IRS Releases 2021 HSA and HDHP Limits

IRS Releases 2021 HSA and HDHP Limits

The Internal Revenue Service (IRS) recently released Revenue Procedure Notice 2020-32, which sets the 2021 dollar limits for health saving account (HSA) contributions and the minimum deductible and maximum out-of-pocket limits for qualified high-deductible health plans (HDHPs).  In 2021, HSA owners with individual coverage will be able to contribute $3,600 (an increase of $50 from 2020). Those with family coverage may contribute up to $7,200, a $100 increase from the year before.  The catch-up contribution limit remains steady at $1000.

To contribute to an HSA, a person must be under age 65 and have a qualified HDHP. For 2021, the minimum self-only HDHP deductible will be $1,400, and the minimum deductible for other coverage will be $2,800. Both of these deductible minimums are unchanged from 2020.

Maximum-out-of-pocket cost limits apply to every kind of major medical coverage, including fully-insured and self-funded plans. Still, the thresholds for HDHP plans are different than other ACA-compliant health plans. In 2021, those with self-only HDHP coverage will have a $7000 limit. The maximum out-of-pocket payment level for those with family HDHP coverage will be $14,000.

As a reminder, earlier this month, the Department of Health and Human Services released the 2021 maximum annual out-of-pocket limits on cost-sharing for all other types of individual and group health insurance plans. In 2021, these limits will be $8,550 for self-only coverage and $17,100 for other than self-only coverage. These levels represent a 4.9% increase over 2020 (when the thresholds were $8,150 for self-only coverage and $16,300 for other than self-only coverage).

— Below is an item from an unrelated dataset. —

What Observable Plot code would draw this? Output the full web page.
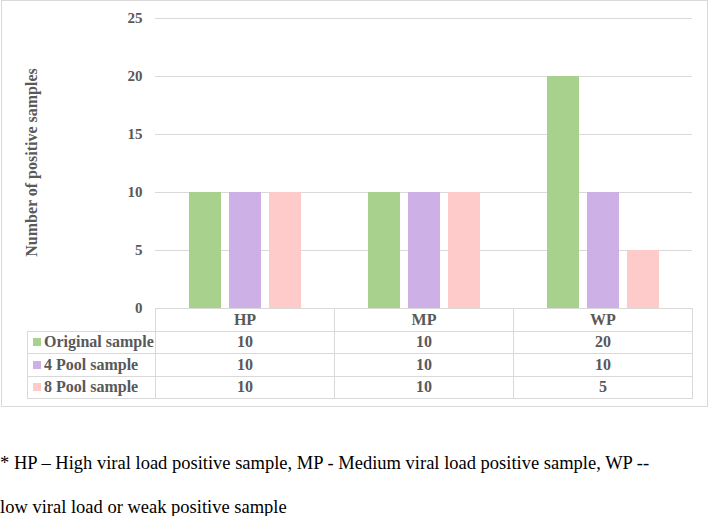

For individuals who qualify for individual market cost-sharing reductions based on income and buy coverage through an exchange, the reduced 2021 limit will be $2,850 for self-only coverage for people with family household incomes below 200% of the federal poverty level (FPL). The family coverage limit for that income group will be $5,700. Individuals with incomes between 201-250% of FPL will have limits of $6,800 for single coverage and $13,600 for family coverage.